— start —
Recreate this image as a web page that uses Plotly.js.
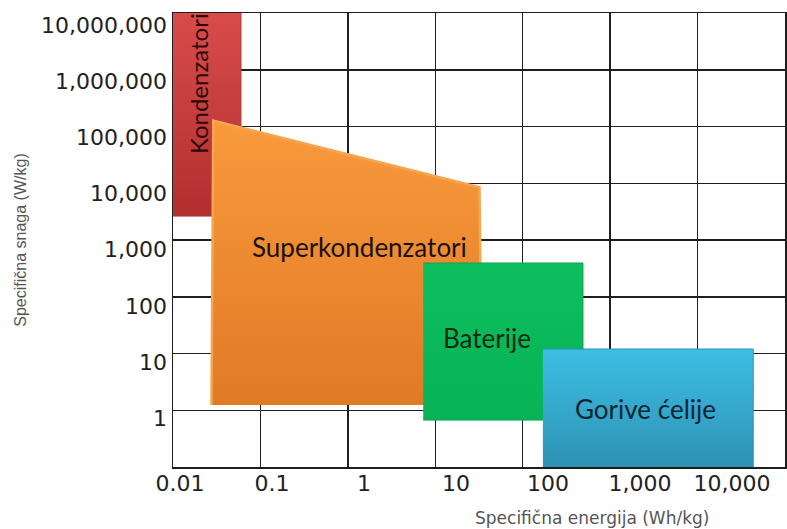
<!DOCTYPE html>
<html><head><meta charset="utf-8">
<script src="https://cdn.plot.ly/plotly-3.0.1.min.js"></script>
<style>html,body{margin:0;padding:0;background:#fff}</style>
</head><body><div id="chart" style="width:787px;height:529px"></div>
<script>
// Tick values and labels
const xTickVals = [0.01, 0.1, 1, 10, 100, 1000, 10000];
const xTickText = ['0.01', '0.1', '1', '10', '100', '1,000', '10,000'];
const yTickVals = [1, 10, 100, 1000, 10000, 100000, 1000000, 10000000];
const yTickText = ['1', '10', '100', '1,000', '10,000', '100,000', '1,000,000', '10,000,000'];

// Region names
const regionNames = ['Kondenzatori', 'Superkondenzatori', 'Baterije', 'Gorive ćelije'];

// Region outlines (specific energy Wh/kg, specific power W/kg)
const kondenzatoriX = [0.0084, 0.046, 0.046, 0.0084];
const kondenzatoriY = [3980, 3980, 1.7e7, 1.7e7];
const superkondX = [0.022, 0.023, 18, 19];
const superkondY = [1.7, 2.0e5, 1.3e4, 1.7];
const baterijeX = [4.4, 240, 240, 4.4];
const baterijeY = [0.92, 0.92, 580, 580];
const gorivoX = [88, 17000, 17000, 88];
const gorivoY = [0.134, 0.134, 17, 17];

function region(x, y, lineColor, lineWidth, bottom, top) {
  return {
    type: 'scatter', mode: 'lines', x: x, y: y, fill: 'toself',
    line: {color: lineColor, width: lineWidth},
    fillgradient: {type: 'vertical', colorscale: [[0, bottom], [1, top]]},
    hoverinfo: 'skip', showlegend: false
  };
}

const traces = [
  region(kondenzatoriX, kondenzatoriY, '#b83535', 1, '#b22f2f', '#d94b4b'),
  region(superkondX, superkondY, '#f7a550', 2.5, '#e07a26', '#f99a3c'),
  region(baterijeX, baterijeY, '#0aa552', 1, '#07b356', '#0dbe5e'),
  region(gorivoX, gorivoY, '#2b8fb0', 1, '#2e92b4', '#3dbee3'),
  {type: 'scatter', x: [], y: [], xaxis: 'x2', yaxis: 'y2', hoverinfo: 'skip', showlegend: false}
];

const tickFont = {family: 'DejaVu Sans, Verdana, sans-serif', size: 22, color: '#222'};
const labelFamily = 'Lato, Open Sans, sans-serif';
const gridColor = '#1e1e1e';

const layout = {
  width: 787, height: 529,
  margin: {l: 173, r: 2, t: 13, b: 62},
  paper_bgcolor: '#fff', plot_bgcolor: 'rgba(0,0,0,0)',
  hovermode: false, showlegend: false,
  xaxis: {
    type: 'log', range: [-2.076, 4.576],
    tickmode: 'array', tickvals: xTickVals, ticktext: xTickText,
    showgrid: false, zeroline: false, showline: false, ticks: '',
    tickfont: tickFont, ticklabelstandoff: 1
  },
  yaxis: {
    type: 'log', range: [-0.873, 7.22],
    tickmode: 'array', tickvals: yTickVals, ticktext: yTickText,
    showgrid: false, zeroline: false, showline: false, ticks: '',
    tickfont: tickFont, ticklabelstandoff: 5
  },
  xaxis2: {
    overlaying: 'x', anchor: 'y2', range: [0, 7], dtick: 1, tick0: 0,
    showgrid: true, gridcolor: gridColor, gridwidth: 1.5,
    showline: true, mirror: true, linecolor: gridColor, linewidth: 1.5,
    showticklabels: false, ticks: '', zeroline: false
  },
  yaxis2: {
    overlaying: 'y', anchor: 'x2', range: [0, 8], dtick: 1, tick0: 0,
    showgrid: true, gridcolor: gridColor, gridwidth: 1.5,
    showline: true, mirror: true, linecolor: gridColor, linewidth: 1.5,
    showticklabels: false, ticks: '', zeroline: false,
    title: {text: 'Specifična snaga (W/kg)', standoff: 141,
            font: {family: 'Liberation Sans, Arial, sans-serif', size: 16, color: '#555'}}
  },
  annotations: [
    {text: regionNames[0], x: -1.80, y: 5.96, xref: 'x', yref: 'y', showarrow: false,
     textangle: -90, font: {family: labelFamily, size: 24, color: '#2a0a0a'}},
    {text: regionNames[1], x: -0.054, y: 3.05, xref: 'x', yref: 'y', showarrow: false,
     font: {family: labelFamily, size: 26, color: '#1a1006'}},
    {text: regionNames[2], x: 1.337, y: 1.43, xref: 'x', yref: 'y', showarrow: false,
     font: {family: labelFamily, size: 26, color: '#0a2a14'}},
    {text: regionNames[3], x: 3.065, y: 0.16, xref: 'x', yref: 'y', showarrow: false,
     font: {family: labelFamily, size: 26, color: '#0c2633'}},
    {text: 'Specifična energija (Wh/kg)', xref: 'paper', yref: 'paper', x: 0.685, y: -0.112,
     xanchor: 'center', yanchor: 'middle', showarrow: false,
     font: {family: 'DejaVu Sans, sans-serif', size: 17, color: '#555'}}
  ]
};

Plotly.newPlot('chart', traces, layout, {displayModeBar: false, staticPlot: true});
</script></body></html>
— end —
### [SET EXERCISE]
Write out, word for word, the lines from the start of the data through the one holding "const gorivoY = [0.134, 0.134, 17, 17];". Omit pictures.

### [REPLY]
Recreate this image as a web page that uses Plotly.js.
<!DOCTYPE html>
<html><head><meta charset="utf-8">
<script src="https://cdn.plot.ly/plotly-3.0.1.min.js"></script>
<style>html,body{margin:0;padding:0;background:#fff}</style>
</head><body><div id="chart" style="width:787px;height:529px"></div>
<script>
// Tick values and labels
const xTickVals = [0.01, 0.1, 1, 10, 100, 1000, 10000];
const xTickText = ['0.01', '0.1', '1', '10', '100', '1,000', '10,000'];
const yTickVals = [1, 10, 100, 1000, 10000, 100000, 1000000, 10000000];
const yTickText = ['1', '10', '100', '1,000', '10,000', '100,000', '1,000,000', '10,000,000'];

// Region names
const regionNames = ['Kondenzatori', 'Superkondenzatori', 'Baterije', 'Gorive ćelije'];

// Region outlines (specific energy Wh/kg, specific power W/kg)
const kondenzatoriX = [0.0084, 0.046, 0.046, 0.0084];
const kondenzatoriY = [3980, 3980, 1.7e7, 1.7e7];
const superkondX = [0.022, 0.023, 18, 19];
const superkondY = [1.7, 2.0e5, 1.3e4, 1.7];
const baterijeX = [4.4, 240, 240, 4.4];
const baterijeY = [0.92, 0.92, 580, 580];
const gorivoX = [88, 17000, 17000, 88];
const gorivoY = [0.134, 0.134, 17, 17];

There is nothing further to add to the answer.